Die Grenzen der OPCW: Die Kritik an der OPCW ist jedoch nur zu einem geringen Teil berechtigt. Dafür etwa, dass das Kontrollregime nicht unfehlbar ist, kann die Organisation nichts. Es basiert auf einem Kompromiss unter den Vertragsstaaten. Die ETH-Forscher schreiben: «Von Beginn weg war klar, dass das System routinemässiger Inspektionen nicht wasserdicht ist.» Auch kann der OPCW nicht angelastet werden, dass Chlorgas, das in Syrien wiederholt eingesetzt wurde, nicht auf der Liste der verbotenen Substanzen steht. Es findet breite industrielle Verwendung, lässt sich also nicht einfach verbieten. Der Gebrauch von Chlorgas als Waffe ist aber sehr wohl untersagt.
Diktatorische Versteckspiele: Wenn ein Land Teile seiner Chemiewaffenarsenale versteckt, wie das schon Libyens Diktator Muammar al-Gaddafi tat und nun das syrische Regime, haben die Inspektoren aus Den Haag wenig Chancen, dem auf die Schliche zu kommen.
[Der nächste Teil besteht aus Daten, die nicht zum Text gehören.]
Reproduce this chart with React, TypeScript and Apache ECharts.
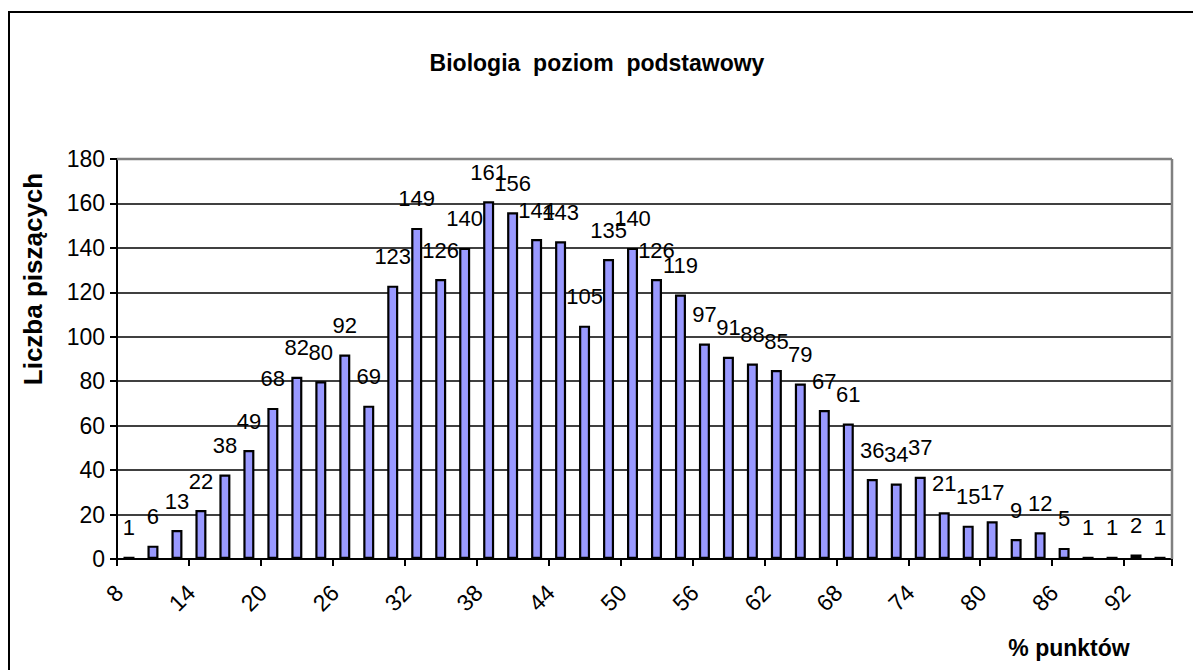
import React, { useEffect, useRef } from "react";
import * as echarts from "echarts";

const categories = [
  "8", "10", "12", "14", "16", "18", "20", "22", "24", "26", "28", "30", "32", "34", "36",
  "38", "40", "42", "44", "46", "48", "50", "52", "54", "56", "58", "60", "62", "64", "66",
  "68", "70", "72", "74", "76", "78", "80", "82", "84", "86", "88", "90", "92", "94",
];
const counts = [
  1, 6, 13, 22, 38, 49, 68, 82, 80, 92, 69, 123, 149, 126, 140,
  161, 156, 144, 143, 105, 135, 140, 126, 119, 97, 91, 88, 85, 79, 67,
  61, 36, 34, 37, 21, 15, 17, 9, 12, 5, 1, 1, 2, 1,
];
const titleText = "Biologia  poziom  podstawowy";
const yTitle = "Liczba piszących";
const xTitle = "% punktów";

const FONT = "'Liberation Sans', Arial, sans-serif";

export default function App() {
  const ref = useRef<HTMLDivElement>(null);
  useEffect(() => {
    document.body.style.margin = "0";
    const chart = echarts.init(ref.current!, null, { renderer: "svg" });
    const gridLeft = 117;
    const gridTop = 159;
    const gridRight = 1172;
    const gridBottom = 559;
    chart.setOption({
      animation: false,
      backgroundColor: "#ffffff",
      grid: {
        left: gridLeft,
        top: gridTop,
        right: 1193 - gridRight,
        bottom: 670 - gridBottom,
        containLabel: false,
      },
      xAxis: {
        type: "category",
        data: categories,
        boundaryGap: true,
        axisLine: { show: true, lineStyle: { color: "#000", width: 2 } },
        axisTick: { show: true, alignWithLabel: false, length: 7, lineStyle: { color: "#000", width: 2 } },
        axisLabel: {
          interval: 2,
          rotate: 45,
          margin: 20,
          fontSize: 23,
          color: "#000",
          fontFamily: FONT,
          padding: [0, 14, 0, 0],
        },
        splitLine: { show: false },
      },
      yAxis: {
        type: "value",
        min: 0,
        max: 180,
        interval: 20,
        axisLine: { show: true, lineStyle: { color: "#000", width: 2 } },
        axisTick: { show: true, length: 7, lineStyle: { color: "#000", width: 2 } },
        axisLabel: { margin: 12, fontSize: 23, color: "#000", fontFamily: FONT },
        splitLine: { show: true, lineStyle: { color: "#000", width: 1.5 } },
      },
      series: [
        {
          type: "bar",
          data: counts,
          barWidth: 11,
          itemStyle: { color: "#9999FF", borderColor: "#000", borderWidth: 2.2 },
          label: {
            show: true,
            position: "top",
            distance: 18,
            fontSize: 22,
            color: "#000",
            fontFamily: FONT,
          },
        },
      ],
      graphic: [
        {
          type: "rect",
          shape: { x: 9, y: 12, width: 1300, height: 800 },
          style: { fill: "none", stroke: "#000", lineWidth: 2 },
          silent: true,
        },
        {
          type: "line",
          shape: { x1: gridLeft, y1: gridTop, x2: gridRight, y2: gridTop },
          style: { stroke: "#808080", lineWidth: 2.5 },
          z: 100,
        },
        {
          type: "line",
          shape: { x1: gridRight, y1: gridTop, x2: gridRight, y2: gridBottom },
          style: { stroke: "#808080", lineWidth: 2.5 },
          z: 100,
        },
        {
          type: "text",
          x: 597,
          y: 63,
          style: {
            text: titleText,
            fontSize: 23,
            fontWeight: "bold",
            fontFamily: FONT,
            fill: "#000",
            textAlign: "center",
            textVerticalAlign: "middle",
          },
        },
        {
          type: "text",
          x: 33,
          y: 279,
          rotation: Math.PI / 2,
          style: {
            text: yTitle,
            fontSize: 26,
            fontWeight: "bold",
            fontFamily: FONT,
            fill: "#000",
            textAlign: "center",
            textVerticalAlign: "middle",
          },
        },
        {
          type: "text",
          x: 1069,
          y: 648,
          style: {
            text: xTitle,
            fontSize: 23,
            fontWeight: "bold",
            fontFamily: FONT,
            fill: "#000",
            textAlign: "center",
            textVerticalAlign: "middle",
          },
        },
      ],
    });
    return () => chart.dispose();
  }, []);
  return <div ref={ref} style={{ width: 1193, height: 670 }} />;
}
OPCW-Chef Üzümcü räumt ein, es gebe Lücken in der syrischen Selbstdeklaration: Man versuche, die Ungereimtheiten aufzuklären, sagt der langjährige türkische Diplomat. Geschafft hat die Organisation das noch nicht.
Der Spaltpilz Syrien: Eigentlich ist die Chemiewaffenbehörde handlungsfähiger als der Uno-Sicherheitsrat. Dort kann Russland mit dem Veto jegliche Schritte gegen seinen Schützling Assad verhindern – und tut es auch. Im OPCW-Exekutivrat hingegen sind Beschlüsse mit Zweidrittelsmehr möglich. Traditionell jedoch fielen Beschlüsse stets im Konsens. Man war so zwar weniger entscheidungsfähig, hatte dafür aber alle 192 Mitgliedstaaten an Bord. Syrien droht nun, die OPCW zu spalten, so die ETH-Forscher: «Die Debatte um die Frage, wie auf diesen Missstand zu reagieren ist, hat die Vertragsstaaten politisiert und entzweit.»